WHAT NEEDS TO BE DONE -> Every line holding the string "chart" should be gathered.

STORED DATA ->
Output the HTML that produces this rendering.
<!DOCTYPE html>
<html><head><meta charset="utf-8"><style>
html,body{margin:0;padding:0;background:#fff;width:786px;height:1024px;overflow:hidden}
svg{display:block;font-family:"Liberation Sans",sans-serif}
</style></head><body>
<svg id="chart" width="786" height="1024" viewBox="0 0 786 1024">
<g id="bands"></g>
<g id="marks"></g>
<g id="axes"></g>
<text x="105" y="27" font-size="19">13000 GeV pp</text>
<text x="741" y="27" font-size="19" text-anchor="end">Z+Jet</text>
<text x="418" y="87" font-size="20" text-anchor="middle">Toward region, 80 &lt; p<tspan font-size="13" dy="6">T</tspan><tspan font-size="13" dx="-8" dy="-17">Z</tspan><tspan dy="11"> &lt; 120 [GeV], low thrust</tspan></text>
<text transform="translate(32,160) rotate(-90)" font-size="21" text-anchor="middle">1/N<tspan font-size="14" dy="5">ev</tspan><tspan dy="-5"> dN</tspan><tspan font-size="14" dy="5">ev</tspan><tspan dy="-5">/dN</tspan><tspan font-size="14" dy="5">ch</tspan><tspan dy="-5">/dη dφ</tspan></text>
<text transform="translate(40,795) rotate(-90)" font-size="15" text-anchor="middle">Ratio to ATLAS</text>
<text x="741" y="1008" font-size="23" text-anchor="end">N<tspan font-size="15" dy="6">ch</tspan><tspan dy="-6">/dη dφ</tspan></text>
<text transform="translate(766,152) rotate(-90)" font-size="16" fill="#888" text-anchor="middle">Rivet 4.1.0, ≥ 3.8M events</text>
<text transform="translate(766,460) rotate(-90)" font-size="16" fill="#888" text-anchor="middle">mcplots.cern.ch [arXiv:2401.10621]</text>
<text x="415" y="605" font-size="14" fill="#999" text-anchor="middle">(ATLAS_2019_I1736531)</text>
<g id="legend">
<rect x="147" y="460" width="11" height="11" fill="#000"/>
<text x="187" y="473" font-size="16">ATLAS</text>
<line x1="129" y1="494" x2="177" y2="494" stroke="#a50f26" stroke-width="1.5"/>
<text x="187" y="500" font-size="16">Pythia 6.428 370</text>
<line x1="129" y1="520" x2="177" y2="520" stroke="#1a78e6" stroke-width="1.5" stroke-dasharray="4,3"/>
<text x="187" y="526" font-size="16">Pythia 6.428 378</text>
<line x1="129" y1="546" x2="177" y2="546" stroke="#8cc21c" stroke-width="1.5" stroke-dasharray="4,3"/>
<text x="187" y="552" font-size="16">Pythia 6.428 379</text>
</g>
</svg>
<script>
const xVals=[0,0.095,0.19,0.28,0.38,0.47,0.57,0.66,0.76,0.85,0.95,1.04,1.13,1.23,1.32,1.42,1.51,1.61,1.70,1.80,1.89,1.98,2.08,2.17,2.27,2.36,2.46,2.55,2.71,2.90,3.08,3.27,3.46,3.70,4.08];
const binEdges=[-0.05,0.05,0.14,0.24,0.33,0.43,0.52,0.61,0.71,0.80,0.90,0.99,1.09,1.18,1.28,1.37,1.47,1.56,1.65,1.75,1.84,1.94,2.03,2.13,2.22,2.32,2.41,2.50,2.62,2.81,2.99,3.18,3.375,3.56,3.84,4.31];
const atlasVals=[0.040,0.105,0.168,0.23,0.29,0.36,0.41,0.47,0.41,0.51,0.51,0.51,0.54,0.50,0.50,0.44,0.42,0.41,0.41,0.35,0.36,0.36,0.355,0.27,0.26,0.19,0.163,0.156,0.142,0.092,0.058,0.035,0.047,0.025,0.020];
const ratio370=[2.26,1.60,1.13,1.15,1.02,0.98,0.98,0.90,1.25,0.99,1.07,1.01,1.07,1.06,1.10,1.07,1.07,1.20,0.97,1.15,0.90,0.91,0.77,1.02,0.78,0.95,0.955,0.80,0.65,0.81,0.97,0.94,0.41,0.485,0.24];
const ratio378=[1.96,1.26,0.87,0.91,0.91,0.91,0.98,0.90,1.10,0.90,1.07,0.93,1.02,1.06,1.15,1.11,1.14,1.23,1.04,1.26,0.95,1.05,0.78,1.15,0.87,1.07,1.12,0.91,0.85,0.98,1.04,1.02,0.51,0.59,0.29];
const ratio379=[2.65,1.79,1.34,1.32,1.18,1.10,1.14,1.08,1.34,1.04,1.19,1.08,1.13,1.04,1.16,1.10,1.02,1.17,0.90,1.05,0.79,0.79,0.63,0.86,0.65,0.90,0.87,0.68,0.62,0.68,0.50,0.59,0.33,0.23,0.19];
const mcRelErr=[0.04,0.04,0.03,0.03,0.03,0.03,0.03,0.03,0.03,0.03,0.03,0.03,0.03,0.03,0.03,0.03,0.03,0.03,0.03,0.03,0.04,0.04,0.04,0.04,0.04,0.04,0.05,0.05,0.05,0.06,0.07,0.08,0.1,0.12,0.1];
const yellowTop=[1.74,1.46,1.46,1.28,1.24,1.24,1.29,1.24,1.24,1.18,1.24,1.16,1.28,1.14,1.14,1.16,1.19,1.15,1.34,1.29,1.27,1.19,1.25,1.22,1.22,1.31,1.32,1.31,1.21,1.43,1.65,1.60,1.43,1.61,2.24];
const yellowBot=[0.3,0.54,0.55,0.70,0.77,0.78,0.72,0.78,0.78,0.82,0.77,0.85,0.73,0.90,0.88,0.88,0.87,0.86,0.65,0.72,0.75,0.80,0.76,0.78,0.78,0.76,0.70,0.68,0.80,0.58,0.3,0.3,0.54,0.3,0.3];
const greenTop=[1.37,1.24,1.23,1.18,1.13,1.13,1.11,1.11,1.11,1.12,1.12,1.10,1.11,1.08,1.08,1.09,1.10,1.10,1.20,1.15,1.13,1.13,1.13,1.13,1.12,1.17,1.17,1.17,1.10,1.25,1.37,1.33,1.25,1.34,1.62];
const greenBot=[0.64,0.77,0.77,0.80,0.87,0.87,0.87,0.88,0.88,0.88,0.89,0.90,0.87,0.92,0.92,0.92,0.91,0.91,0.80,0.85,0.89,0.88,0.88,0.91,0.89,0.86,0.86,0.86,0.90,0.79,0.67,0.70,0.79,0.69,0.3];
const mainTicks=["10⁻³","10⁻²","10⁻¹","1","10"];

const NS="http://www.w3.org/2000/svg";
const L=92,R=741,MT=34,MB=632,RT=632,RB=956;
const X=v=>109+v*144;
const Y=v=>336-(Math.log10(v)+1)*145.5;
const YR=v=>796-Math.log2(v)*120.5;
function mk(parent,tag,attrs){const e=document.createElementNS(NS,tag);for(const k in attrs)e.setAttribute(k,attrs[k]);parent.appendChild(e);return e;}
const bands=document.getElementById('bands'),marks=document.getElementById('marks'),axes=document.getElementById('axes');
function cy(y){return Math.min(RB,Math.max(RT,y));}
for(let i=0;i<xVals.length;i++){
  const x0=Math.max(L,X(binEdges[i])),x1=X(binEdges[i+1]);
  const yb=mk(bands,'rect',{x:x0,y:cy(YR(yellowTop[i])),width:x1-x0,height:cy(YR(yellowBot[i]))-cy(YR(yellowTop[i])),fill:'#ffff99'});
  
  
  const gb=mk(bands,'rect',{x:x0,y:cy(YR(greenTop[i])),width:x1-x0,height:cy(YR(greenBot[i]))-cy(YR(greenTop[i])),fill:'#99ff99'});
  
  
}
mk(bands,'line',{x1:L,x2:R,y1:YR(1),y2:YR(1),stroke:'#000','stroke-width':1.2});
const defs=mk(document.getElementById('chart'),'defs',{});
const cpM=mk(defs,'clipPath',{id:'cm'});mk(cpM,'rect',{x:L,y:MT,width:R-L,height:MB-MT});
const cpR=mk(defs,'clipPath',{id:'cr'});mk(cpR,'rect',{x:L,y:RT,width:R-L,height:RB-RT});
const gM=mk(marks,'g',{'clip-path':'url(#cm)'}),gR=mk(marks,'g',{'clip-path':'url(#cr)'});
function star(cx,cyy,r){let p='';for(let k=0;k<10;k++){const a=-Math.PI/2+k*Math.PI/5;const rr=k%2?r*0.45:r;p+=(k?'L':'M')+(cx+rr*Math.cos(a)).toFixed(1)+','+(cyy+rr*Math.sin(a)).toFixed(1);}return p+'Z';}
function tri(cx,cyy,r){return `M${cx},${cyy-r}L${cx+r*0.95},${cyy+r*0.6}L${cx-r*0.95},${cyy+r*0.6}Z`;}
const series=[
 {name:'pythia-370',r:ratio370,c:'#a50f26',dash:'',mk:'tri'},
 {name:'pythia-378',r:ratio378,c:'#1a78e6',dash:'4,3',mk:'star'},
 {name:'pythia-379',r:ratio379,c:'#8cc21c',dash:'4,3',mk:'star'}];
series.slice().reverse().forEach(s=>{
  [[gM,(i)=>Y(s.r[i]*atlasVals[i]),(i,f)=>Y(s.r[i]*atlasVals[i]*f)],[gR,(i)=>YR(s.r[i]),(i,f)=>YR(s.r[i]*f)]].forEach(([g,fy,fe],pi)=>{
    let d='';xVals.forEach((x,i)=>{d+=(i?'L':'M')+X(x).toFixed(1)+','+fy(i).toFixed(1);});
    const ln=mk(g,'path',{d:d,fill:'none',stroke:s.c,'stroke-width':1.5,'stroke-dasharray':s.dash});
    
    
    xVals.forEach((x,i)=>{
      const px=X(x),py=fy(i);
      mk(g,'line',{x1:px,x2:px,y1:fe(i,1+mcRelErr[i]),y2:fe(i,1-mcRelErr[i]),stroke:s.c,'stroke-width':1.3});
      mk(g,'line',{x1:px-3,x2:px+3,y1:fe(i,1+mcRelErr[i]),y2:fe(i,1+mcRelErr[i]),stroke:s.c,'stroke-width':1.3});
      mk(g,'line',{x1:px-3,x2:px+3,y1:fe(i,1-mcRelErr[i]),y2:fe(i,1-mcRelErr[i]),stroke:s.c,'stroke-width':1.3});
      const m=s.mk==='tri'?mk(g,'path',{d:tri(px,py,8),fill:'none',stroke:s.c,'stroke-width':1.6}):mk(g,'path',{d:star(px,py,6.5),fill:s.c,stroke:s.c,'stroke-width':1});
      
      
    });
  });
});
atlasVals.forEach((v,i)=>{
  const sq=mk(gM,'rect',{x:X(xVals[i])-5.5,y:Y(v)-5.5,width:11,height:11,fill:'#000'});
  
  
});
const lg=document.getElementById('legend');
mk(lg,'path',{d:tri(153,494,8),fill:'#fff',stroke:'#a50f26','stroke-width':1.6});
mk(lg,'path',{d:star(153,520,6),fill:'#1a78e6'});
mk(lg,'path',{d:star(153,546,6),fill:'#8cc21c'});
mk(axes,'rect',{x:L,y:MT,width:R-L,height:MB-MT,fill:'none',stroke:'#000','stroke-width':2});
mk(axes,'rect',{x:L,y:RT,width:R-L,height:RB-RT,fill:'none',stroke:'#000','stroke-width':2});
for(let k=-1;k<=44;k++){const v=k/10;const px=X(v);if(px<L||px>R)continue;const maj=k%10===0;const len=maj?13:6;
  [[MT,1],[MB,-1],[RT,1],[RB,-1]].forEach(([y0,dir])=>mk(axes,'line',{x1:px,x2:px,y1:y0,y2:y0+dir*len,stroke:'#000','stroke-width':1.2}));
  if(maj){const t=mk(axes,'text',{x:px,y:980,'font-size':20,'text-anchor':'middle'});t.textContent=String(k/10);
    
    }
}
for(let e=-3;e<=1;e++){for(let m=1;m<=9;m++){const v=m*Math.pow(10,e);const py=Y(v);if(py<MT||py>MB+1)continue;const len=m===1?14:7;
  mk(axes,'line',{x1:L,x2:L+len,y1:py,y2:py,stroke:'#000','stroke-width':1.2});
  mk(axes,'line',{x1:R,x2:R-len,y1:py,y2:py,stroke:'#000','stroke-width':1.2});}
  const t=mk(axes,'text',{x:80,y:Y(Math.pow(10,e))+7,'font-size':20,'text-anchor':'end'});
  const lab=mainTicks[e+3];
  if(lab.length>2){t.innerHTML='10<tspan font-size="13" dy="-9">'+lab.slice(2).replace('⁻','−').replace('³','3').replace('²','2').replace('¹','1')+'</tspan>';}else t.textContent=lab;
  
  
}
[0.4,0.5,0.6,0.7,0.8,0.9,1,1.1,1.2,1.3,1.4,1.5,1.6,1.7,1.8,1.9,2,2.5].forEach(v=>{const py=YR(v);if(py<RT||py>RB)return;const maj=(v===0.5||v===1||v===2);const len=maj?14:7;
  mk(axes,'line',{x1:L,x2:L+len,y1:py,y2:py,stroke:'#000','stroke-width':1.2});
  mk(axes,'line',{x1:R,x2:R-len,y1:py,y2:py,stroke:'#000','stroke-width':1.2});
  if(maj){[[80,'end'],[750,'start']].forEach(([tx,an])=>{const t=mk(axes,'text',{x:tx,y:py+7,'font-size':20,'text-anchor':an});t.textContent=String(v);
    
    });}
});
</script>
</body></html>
* * *
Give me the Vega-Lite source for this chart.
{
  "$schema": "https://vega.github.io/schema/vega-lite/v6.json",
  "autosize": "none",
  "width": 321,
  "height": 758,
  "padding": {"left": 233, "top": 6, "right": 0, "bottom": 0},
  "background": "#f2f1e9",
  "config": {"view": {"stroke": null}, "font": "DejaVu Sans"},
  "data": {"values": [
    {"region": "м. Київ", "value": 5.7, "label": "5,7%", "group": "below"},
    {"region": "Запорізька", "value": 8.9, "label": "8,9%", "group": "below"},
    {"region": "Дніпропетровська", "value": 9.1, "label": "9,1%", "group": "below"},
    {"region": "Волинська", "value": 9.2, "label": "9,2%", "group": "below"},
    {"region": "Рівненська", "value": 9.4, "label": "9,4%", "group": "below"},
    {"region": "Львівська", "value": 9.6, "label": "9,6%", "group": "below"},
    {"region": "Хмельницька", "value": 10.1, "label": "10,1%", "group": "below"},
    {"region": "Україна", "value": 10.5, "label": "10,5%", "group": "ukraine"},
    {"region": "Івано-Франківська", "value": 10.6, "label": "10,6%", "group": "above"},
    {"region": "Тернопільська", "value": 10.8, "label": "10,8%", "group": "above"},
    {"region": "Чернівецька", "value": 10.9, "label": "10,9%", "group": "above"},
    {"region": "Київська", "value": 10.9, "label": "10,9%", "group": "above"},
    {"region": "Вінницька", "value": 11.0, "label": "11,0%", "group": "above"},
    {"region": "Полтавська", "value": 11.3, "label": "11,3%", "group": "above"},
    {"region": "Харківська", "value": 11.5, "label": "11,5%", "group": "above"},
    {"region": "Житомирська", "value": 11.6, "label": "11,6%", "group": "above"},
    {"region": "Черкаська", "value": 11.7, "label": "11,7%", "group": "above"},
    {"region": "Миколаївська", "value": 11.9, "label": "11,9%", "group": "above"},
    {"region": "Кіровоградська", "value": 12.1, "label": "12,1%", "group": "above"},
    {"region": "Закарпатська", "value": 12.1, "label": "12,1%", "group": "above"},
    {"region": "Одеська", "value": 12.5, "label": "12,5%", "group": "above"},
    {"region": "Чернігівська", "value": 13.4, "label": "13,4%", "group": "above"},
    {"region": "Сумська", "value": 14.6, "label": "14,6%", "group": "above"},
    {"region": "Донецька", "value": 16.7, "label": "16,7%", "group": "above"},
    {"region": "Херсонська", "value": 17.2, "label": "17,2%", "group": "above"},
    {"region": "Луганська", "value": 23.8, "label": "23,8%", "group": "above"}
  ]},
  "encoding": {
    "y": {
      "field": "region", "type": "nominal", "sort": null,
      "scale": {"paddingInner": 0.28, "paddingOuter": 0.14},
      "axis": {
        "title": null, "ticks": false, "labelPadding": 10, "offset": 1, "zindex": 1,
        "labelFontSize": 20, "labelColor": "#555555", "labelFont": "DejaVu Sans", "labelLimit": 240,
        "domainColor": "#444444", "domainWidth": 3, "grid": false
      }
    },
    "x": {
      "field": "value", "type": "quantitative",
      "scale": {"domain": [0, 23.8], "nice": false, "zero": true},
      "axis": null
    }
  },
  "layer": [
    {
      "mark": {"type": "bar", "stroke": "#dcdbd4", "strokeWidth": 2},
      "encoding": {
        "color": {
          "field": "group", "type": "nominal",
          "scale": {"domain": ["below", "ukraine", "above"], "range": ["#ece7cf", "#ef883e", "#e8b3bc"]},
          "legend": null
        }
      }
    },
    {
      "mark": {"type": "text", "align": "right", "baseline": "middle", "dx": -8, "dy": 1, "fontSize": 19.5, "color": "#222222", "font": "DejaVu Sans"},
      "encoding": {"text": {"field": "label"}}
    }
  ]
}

PROBLEM SOLUTION ->
<svg id="chart" width="786" height="1024" viewBox="0 0 786 1024">
const defs=mk(document.getElementById('chart'),'defs',{});
Give me the Vega-Lite source for this chart.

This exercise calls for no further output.